Common Pitfalls and How to Dodge Them
I’ve watched plenty of dataset version control implementations fail. Here’s what kills them:
Versioning Everything: Don’t version temporary files or intermediate results. Focus on datasets that matter for reproducibility.
Ignoring Storage Costs: Large datasets can explode storage costs if you’re not careful. Use tools that store diffs, not complete copies.
Poor Documentation: Version control without context is useless. Enforce meaningful commit messages that explain what changed and why.
Complexity Creep: Start simple.

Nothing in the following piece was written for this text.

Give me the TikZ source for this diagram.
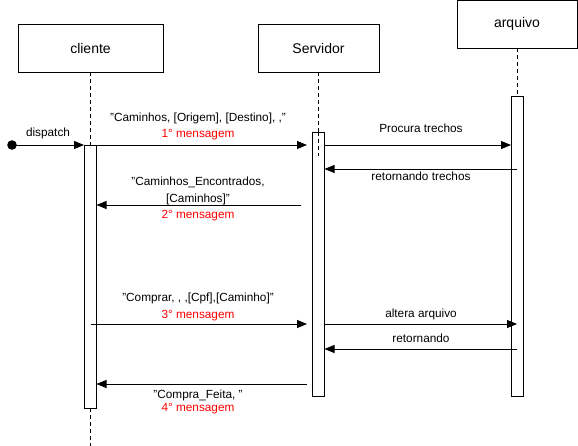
\documentclass[tikz,border=0pt]{standalone}
\usepackage{fontspec}
\setmainfont{Liberation Sans}
\usetikzlibrary{arrows.meta}
\begin{document}
\begin{tikzpicture}[x=1pt,y=-1pt,
  actor/.style={draw,line width=0.9pt,fill=white,minimum width=121pt,minimum height=48pt,inner sep=0pt,font=\fontsize{14}{16}\selectfont},
  act/.style={draw,line width=0.9pt,fill=white,minimum width=12pt,inner sep=0pt,anchor=north},
  life/.style={dashed,dash pattern=on 4pt off 3pt,line width=0.9pt},
  msg/.style={line width=0.9pt,-{Triangle[length=10pt,width=8pt]}},
  lbl/.style={font=\fontsize{11.8}{13}\selectfont,inner sep=0pt},
  red lbl/.style={lbl,text=red}]
\useasboundingbox (0,0) rectangle (578,446);
% actors
\node[actor,minimum width=145pt] (cli) at (90.5,48) {cliente};
\node[actor] (srv) at (318.5,48) {Servidor};
\node[actor,minimum width=120pt] (arq) at (517,24) {arquivo};
% lifelines
\draw[life] (cli.south) -- (90.5,446);
\draw[life] (srv.south) -- (318.5,156);
\draw[life] (arq.south) -- (517,96);
% activations
\node[act,minimum height=263pt] (acli) at (90.5,145) {};
\node[act,minimum height=264pt] (asrv) at (318.5,132) {};
\draw[life] (318.5,132) -- (318.5,156);
\node[act,minimum height=300pt] (aarq) at (517,96) {};
% dispatch
\fill (12,145) circle (4.8pt) coordinate (start);
\draw[msg] (start) -- (acli.north west);
\node[lbl] (ldisp) at (48,133) {dispatch};
% message 1
\coordinate (m1b) at (307,145);
\draw[msg] (acli.north east) -- (m1b);
\node[lbl] (l1) at (198,118) {"Caminhos, [Origem], [Destino], ,"};
\node[red lbl] (r1) at (198,135) {1° mensagem};
% procura trechos
\coordinate (p1a) at (324.5,145);
\coordinate (p1b) at (511,145);
\draw[msg] (p1a) -- (p1b);
\node[lbl] (lp) at (421,128) {Procura trechos};
% retornando trechos
\coordinate (p2a) at (517,169);
\coordinate (p2b) at (324.5,169);
\draw[msg] (p2a) -- (p2b);
\node[lbl] (lr) at (421,176) {retornando trechos};
% message 2
\coordinate (m2a) at (301,205);
\coordinate (m2b) at (96.5,205);
\draw[msg] (m2a) -- (m2b);
\node[lbl] (l2a) at (198,182) {"Caminhos\_Encontrados,};
\node[lbl] (l2b) at (198,199) {[Caminhos]"};
\node[red lbl] (r2) at (198,216) {2° mensagem};
% message 3
\coordinate (m3a) at (90.5,324);
\coordinate (m3b) at (307,324);
\draw[msg] (m3a) -- (m3b);
\node[lbl] (l3) at (198,298) {"Comprar, , ,[Cpf],[Caminho]"};
\node[red lbl] (r3) at (198,316) {3° mensagem};
% altera arquivo
\coordinate (p3a) at (324.5,324);
\coordinate (p3b) at (517,324);
\draw[msg] (p3a) -- (p3b);
\node[lbl] (la) at (421,314) {altera arquivo};
% retornando
\coordinate (p4a) at (517,349);
\coordinate (p4b) at (324.5,349);
\draw[msg] (p4a) -- (p4b);
\node[lbl] (lr2) at (421,338) {retornando};
% message 4
\coordinate (m4a) at (307,384);
\coordinate (m4b) at (96.5,384);
\draw[msg] (m4a) -- (m4b);
\node[lbl] (l4) at (198,395) {"Compra\_Feita, "};
\node[red lbl] (r4) at (198,409) {4° mensagem};
\end{tikzpicture}
\end{document}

Add advanced features only when the team’s comfortable with basics.
FAQs About Dataset Version Control
How is dataset version control different from database backups?
Database backups are snapshots at specific times. Dataset version control tracks every intentional change with context about what changed and why. You get granular history, not just recovery points.
Can I use Git for dataset version control?
Git works for small datasets (under 100MB). For anything larger, you’ll want specialised tools like DVC or LakeFS that handle large files efficiently while maintaining Git-like workflows.
How much storage overhead does dataset version control add?
Modern tools use content-addressable storage and only track differences. Typically, you’re looking at 10-20% overhead for actively changing datasets. Static datasets add almost no overhead.
Do I need dataset version control if I already version my code?
Absolutely. Code versioning without data versioning is like saving your recipe but not knowing which ingredients you used. Both are essential for reproducible data science.
What’s the learning curve for dataset version control?
If your team knows Git, they’ll grasp basic dataset version control in a day or two. The concepts transfer directly. Advanced features might take a few weeks to master.
Dataset version control isn’t optional anymore. It’s the difference between professional data science and expensive chaos. Start small, prove the value, and watch your team’s productivity soar. Trust me, your future self will thank you when you can reproduce that model from six months ago in minutes, not weeks.